例如下面的用例,在网络“Net”中仅使用“InnerNet”中的“self.param1”和“self.param2”的值,没有使用参数的属性,所以可以使用value接口来避免模式切换导致的性能劣化。

import mindspore.nn as nn
import mindspore as ms
import mindspore.ops as ops
from mindspore import Tensor, Parameter

ms.set_context(mode=ms.GRAPH_MODE, device_target="Ascend")

class InnerNet(nn.Cell):
    def __init__(self):
        super().__init__()
        self.param1 = Parameter(Tensor(1), name="param1")
        self.param2 = Parameter(Tensor(2), name="param2")

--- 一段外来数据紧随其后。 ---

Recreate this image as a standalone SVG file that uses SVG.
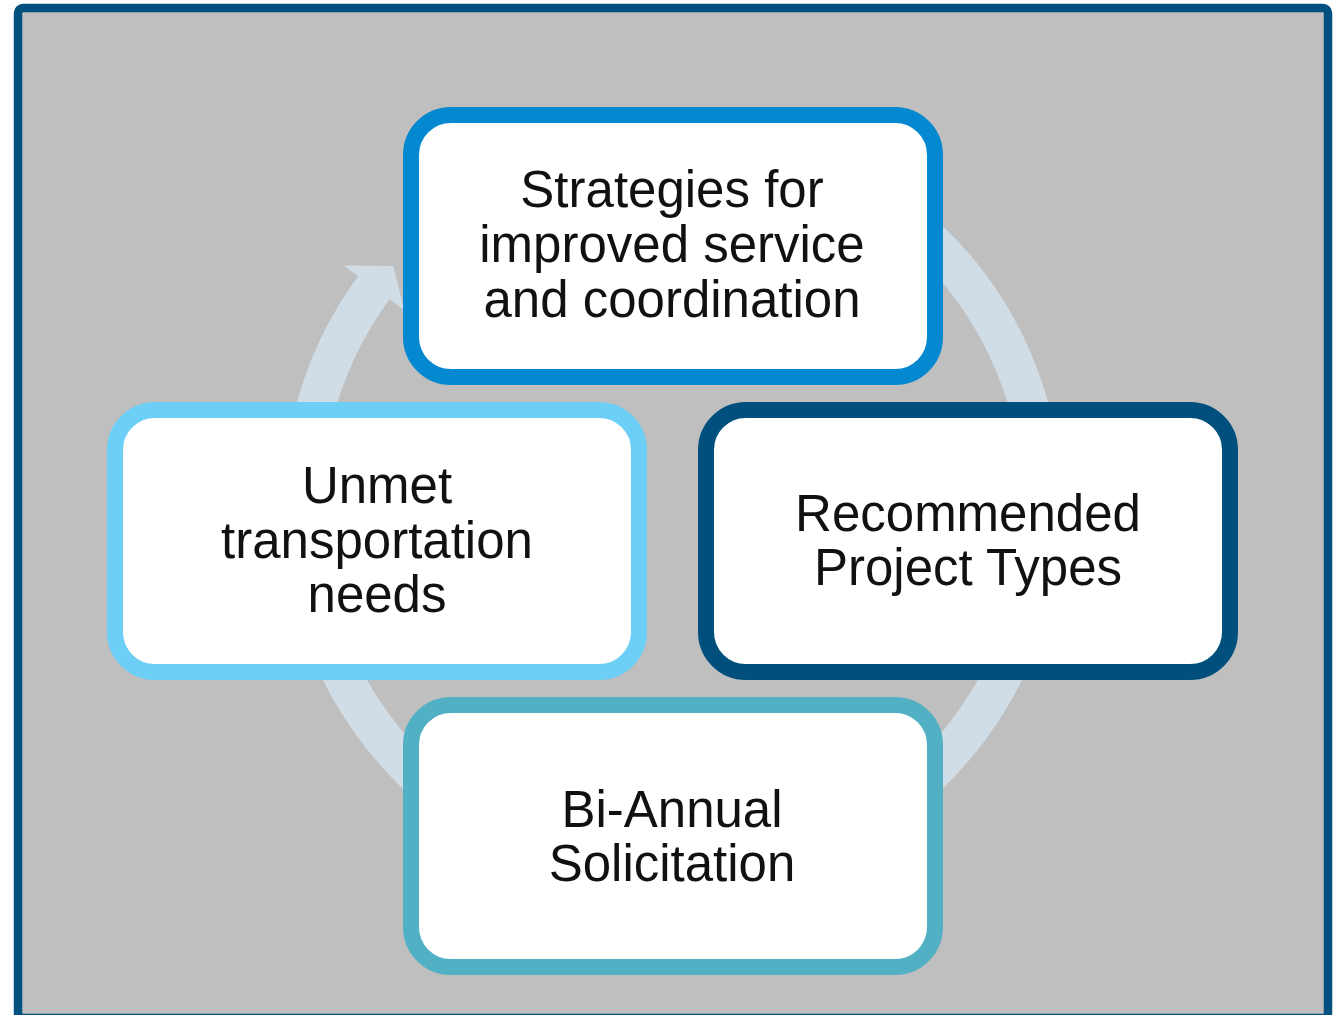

    def construct(self, x):
        if x > 0:
           return self.param1.value(), self.param2.value()
        return self.param2.value(), self.param1.value()

class Net(nn.Cell):
    def __init__(self):
        super().__init__()
        self.inner_net = InnerNet()
        self.addn = ops.AddN()

    def construct(self, x, y):
        inner_params = self.inner_net(x)
        out_res = self.addn(inner_params) + y
        return out_res, inner_params[0] + inner_params[1]

input_x = Tensor(3)
input_y = Tensor(5)
net = Net()
out = net(input_x, input_y)
print("out:", out)

执行结果如下:

out: (Tensor(shape=[], dtype=Int64, value=8), Tensor(shape=[], dtype=Int64, value=3))

Q: load MindIR 时,出现 “The input number of parameters is not Compatible.” 该怎么办?

A: 首先检查导出参数和导入执行的参数个数是否是匹配的。如果是匹配的,则需要检查一下导出时候的参数是不是存在非Tensor的场景。

因为导出数据输入为非Tensor时,该导出的输入将会变成常量固化到MindIR中,使MindIR中的输入要少于网络构建的Construct入参。

如果是标量类型,可以将标量转成Tensor类型导出。如果是Tuple或者List类型.可以使用mutable接口进行包装后及进行导出。